Separation and divorce
Separation and divorce is a challenging process, mentally, emotionally and financially. In navigating this life change, it’s crucial to consider several financial decisions once you begin separation.
Assessing your financial situation should be a priority. While we all hope for an amicable split, this isn’t always the case, so planning out your finances is a good idea. In financially preparing for a divorce, here are several factors to consider.
Tips to assess your finances before a divorce
Organize your finances
Now is a fitting time to check on your finances and review some key concepts that will help you plan throughout the divorce process. To begin, make a list of your assets and their values. This may include your investments, savings, pension and real estate. You’ll also have to distinguish between marital assets — property you gained during the marriage — and nonmarital assets.
Next, determine what your liquid and illiquid assets are. You may need access to your liquid assets to pay for divorce proceedings, so it's helpful to know how much you’re able to use.
Reevaluate your financial goals
No matter which life stage you’re in, you should return to your goals, especially given the uncertainty of divorce. Whether you’re saving for retirement, working toward a downpayment for a new home or supporting children through school, understanding your goals will help you prioritize assets during the process.
You may also want to create a tighter budget or shift your post-divorce lifestyle expectations. Although much of this discussion might be uncertain for now, it's never too early to start planning. Working with your advisor can help you adjust your goals, as they can guide you through your new financial circumstances.
Work with professionals to avoid emotion-based decisions
You should not make these decisions on your own as it can be tricky, and you might feel overwhelmed by the sentiments that come along with divorce.
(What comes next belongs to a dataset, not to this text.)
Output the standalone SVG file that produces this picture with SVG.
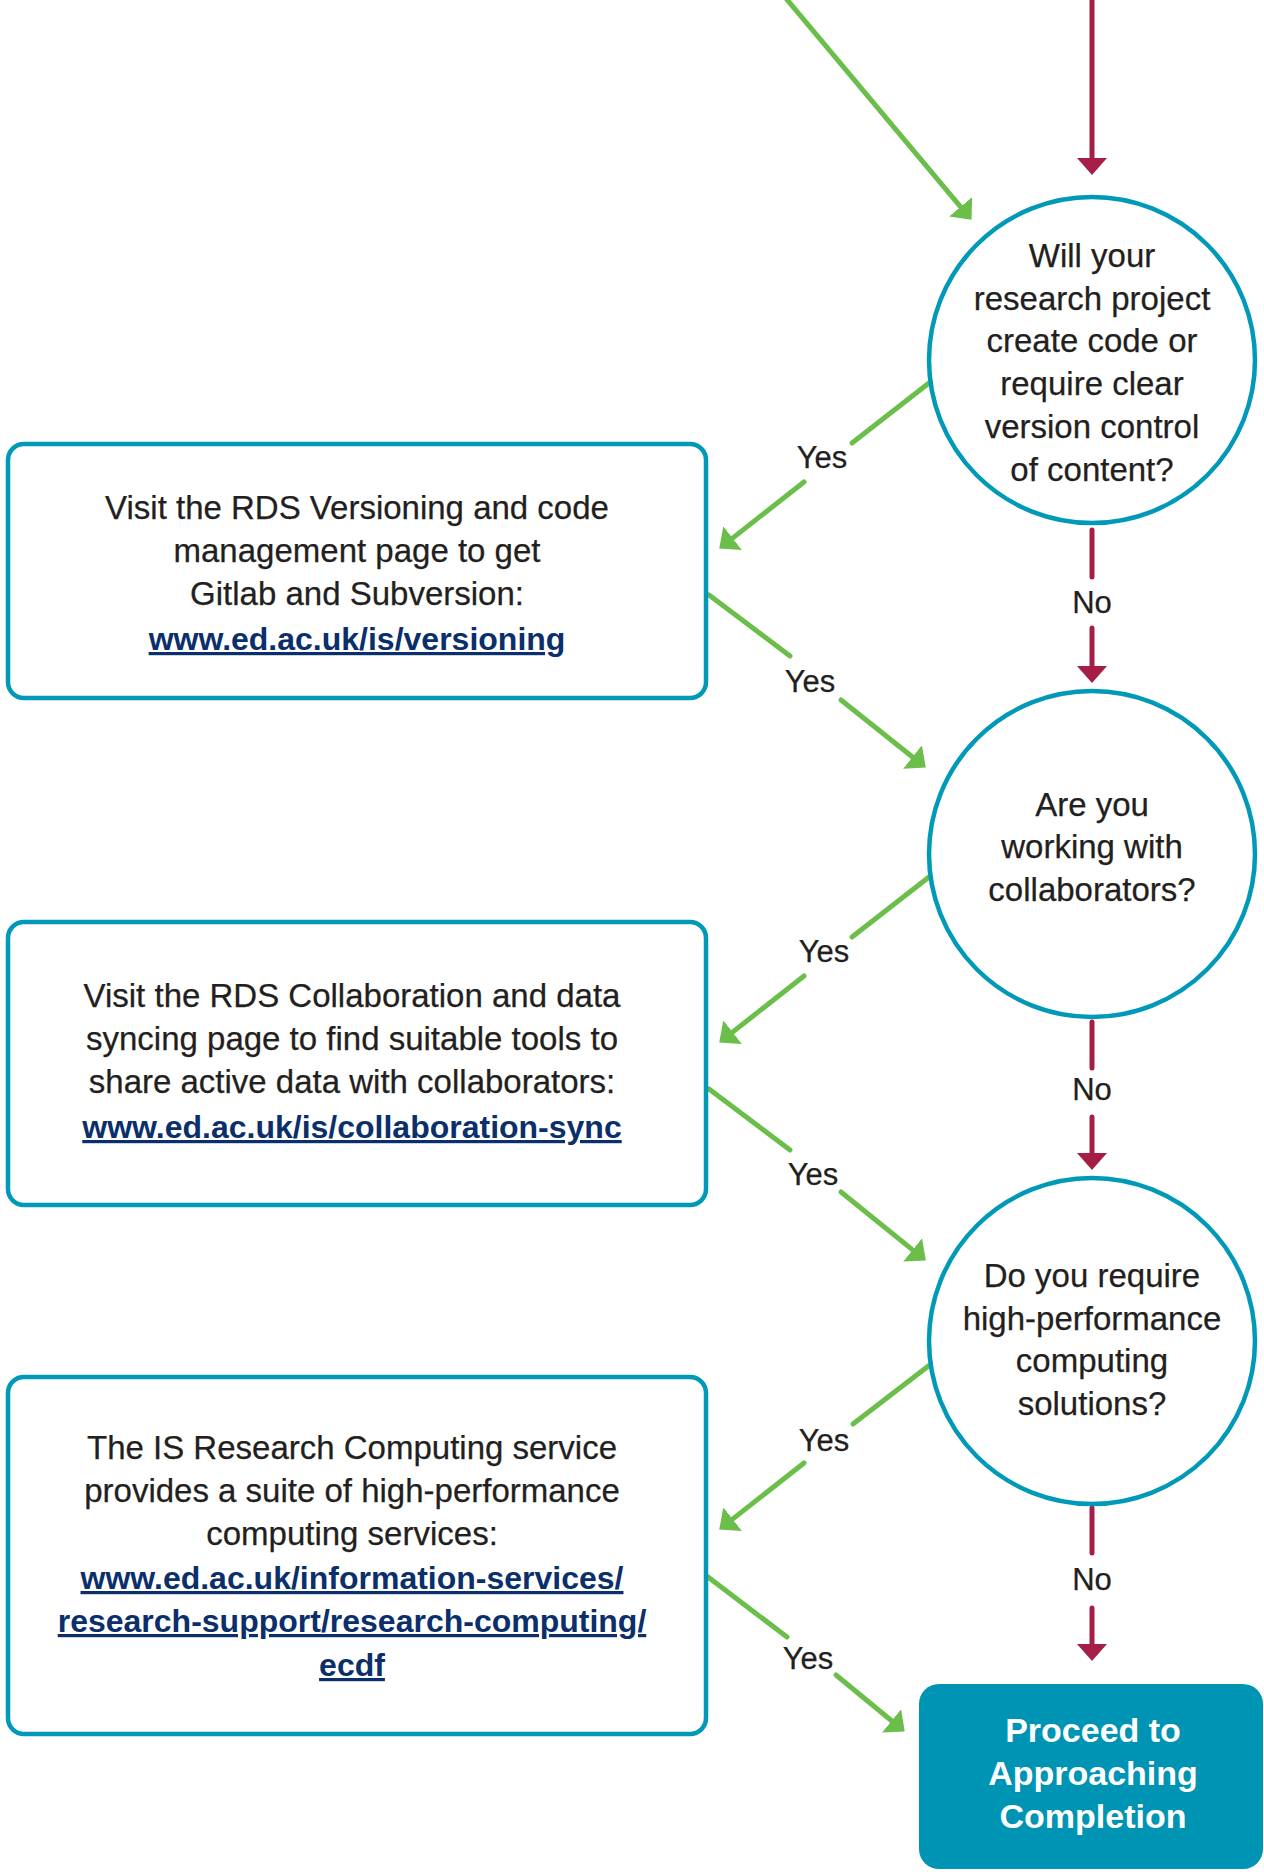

It’s a wise choice to work with professionals such as lawyers and advisors. They can provide you with an objective, expert opinion of what is best for you.
Working with a lawyer and an advisor can help you reduce the time the divorce will take. Dragging out the divorce can cost more, not only financially, but also emotionally. While you shouldn’t make any decisions carelessly, dwelling in this process can be taxing as well.
Ultimately, try to leave your emotions out of your decisions and instead focus on creating a solution that will align with your needs.
Update your insurance and financial documents
Since you’re undergoing a major life change, it’s the right time to adjust your insurance and other financial information. Keeping these up to date is always a good idea, so revise this once you’ve gained a bit more clarity on your financial goals.
Specifically, this may mean changing your insurance coverage, beneficiaries, estate plan, will and other relevant documents. Divorce doesn’t automatically revoke beneficiary designations depending on the province where you live.
Find support
It’s no stretch to say divorce is an emotional, stressful time. So, amidst all the planning, focus on your mental health.
Connecting with family and friends can be a great way to provide you with the support you need. On top of that, take advantage of any employee assistance programs (EAP) your workplace has in place, benefits you haven’t yet used, or mental health resources they’ve provided.